Annuity taxation depends on how the annuity was funded. Annuities purchased with pre-tax dollars (inside a traditional IRA or 401(k)) are fully taxable as ordinary income — every dollar received is taxable. Annuities purchased with after-tax dollars (non-qualified) use an exclusion ratio: a portion of each payment is a tax-free return of principal and the remainder is taxable income. The exclusion ratio is calculated as your investment divided by the expected total payout over your life expectancy. After your original investment has been fully recovered, all subsequent payments become fully taxable. Understand how annuity income affects your overall tax picture with our Tax Bracket Calculator.
Annuities are most valuable for retirees who have already maximized Social Security, need guaranteed income beyond pension and Social Security to cover essential expenses, are worried about outliving their money, and want to reduce investment decision-making in retirement. Annuities are less appropriate for younger investors (long holding periods), people with serious health conditions (may not live long enough to benefit), those needing liquidity (surrender periods of 5–10 years), or investors comfortable managing a diversified withdrawal strategy. Surrender charges can trap your money: many annuities impose penalties of 5–8% for early withdrawal during the first 7–10 years. Always compare the guaranteed annuity income to what a well-managed portfolio could provide with our Compound Interest Calculator.
The biggest risk with fixed annuities is inflation erosion. A $1,200/month payment that covers your expenses comfortably at age 65 has the purchasing power of roughly $720/month by age 85 at 3% inflation. Over a 20-year retirement, your fixed payment loses approximately 40% of its real value. Some insurers offer inflation-adjusted annuities that increase payments by 2–3% annually, but the initial payment is significantly lower — often 25–35% less than a non-adjusted annuity. This trade-off requires careful analysis: if you expect a long retirement (family history of longevity, good health), the inflation adjustment becomes increasingly valuable. Model inflation's impact on your retirement income with our Inflation Calculator.
Your annuity is only as safe as the insurance company backing it. AM Best, S&P, Moody's, and Fitch rate insurance companies on their financial strength and claims-paying ability. Choose companies rated A+ or higher by AM Best, as lower-rated companies carry greater risk of default. State guaranty associations typically protect up to $250,000 per policy per insurer, but recovery from a failed insurer can take years. For large annuity purchases, consider splitting your money across multiple highly rated insurers to stay within guaranty association limits while diversifying counterparty risk. Evaluate how an annuity purchase fits into your overall portfolio with our Net Worth Calculator.
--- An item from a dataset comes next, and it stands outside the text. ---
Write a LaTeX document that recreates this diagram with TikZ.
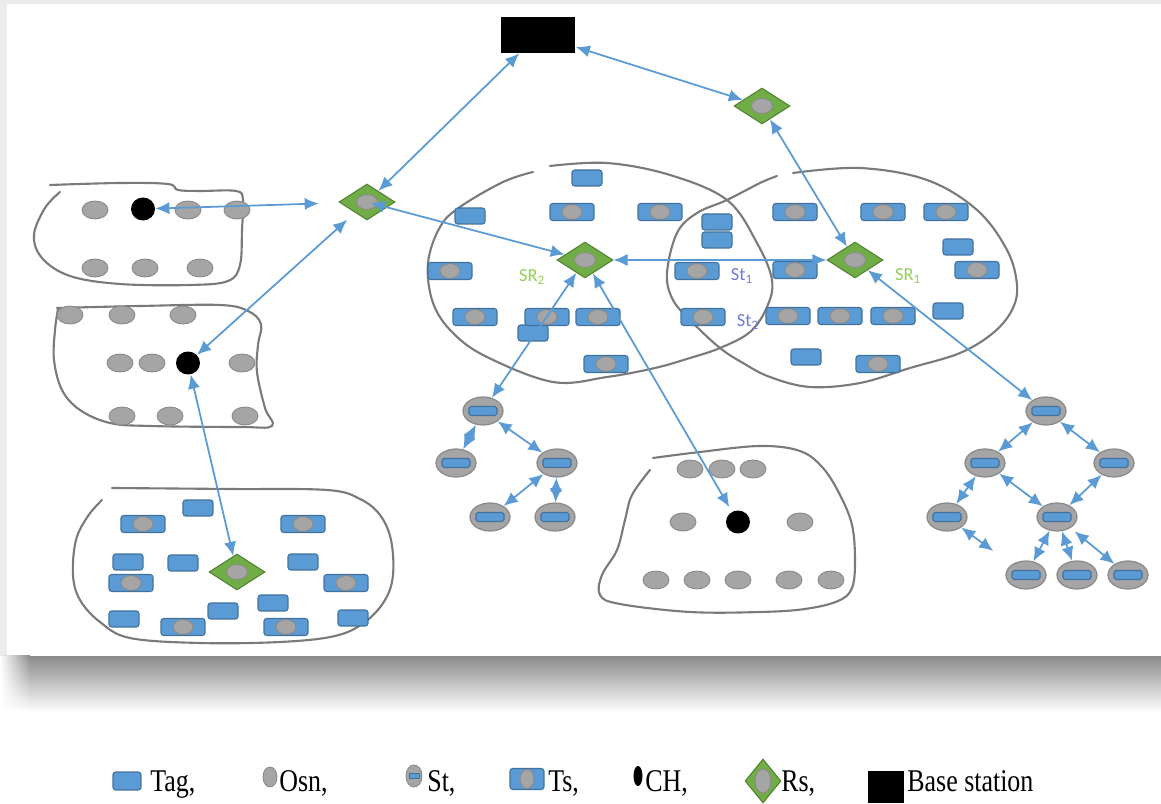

Understanding the different annuity types is essential for making informed retirement income decisions. Fixed annuities guarantee a set interest rate and predictable payments — currently offering 4-6% for multi-year guaranteed annuities (MYGAs), they provide stability but no inflation protection. Variable annuities invest in mutual fund sub-accounts, offering growth potential but exposing payments to market risk — annual fees of 2-3% (mortality and expense charges, administrative fees, sub-account management fees) significantly reduce returns. Fixed indexed annuities offer returns linked to a market index (like the S&P 500) with a floor protecting against losses — participation rates of 40-80% mean you capture only a portion of market gains, but you never lose principal due to market declines. Immediate annuities begin payments within 12 months of purchase and are ideal for retirees who need income now, while deferred annuities accumulate value over years or decades before converting to an income stream.
See also: Annuity Calculator · Retirement Calculator · Future Value Calculator
→ The 4% rule is a starting point, not gospel. Withdrawing 4% of your portfolio annually (adjusted for inflation) has historically sustained a 30-year retirement. But low-return environments or longer retirements may require 3–3.5%. Use this calculator to stress-test different rates.
→ Guaranteed annuities trade growth for certainty. Insurance company annuities offer guaranteed income but typically lower returns than a diversified portfolio. The peace of mind has real value — especially for essential expenses like housing and food.
→ Consider a "bucket" strategy. Keep 1–2 years of expenses in cash, 3–5 years in bonds, and the rest in growth investments. This prevents forced selling during market downturns while maintaining long-term growth. See our Retirement Calculator.
→ Delaying Social Security increases your annuity. Each year you delay Social Security past 62 (up to 70) increases your benefit by about 7–8%. This is one of the best "annuity purchases" available. Factor Social Security into your total payout plan.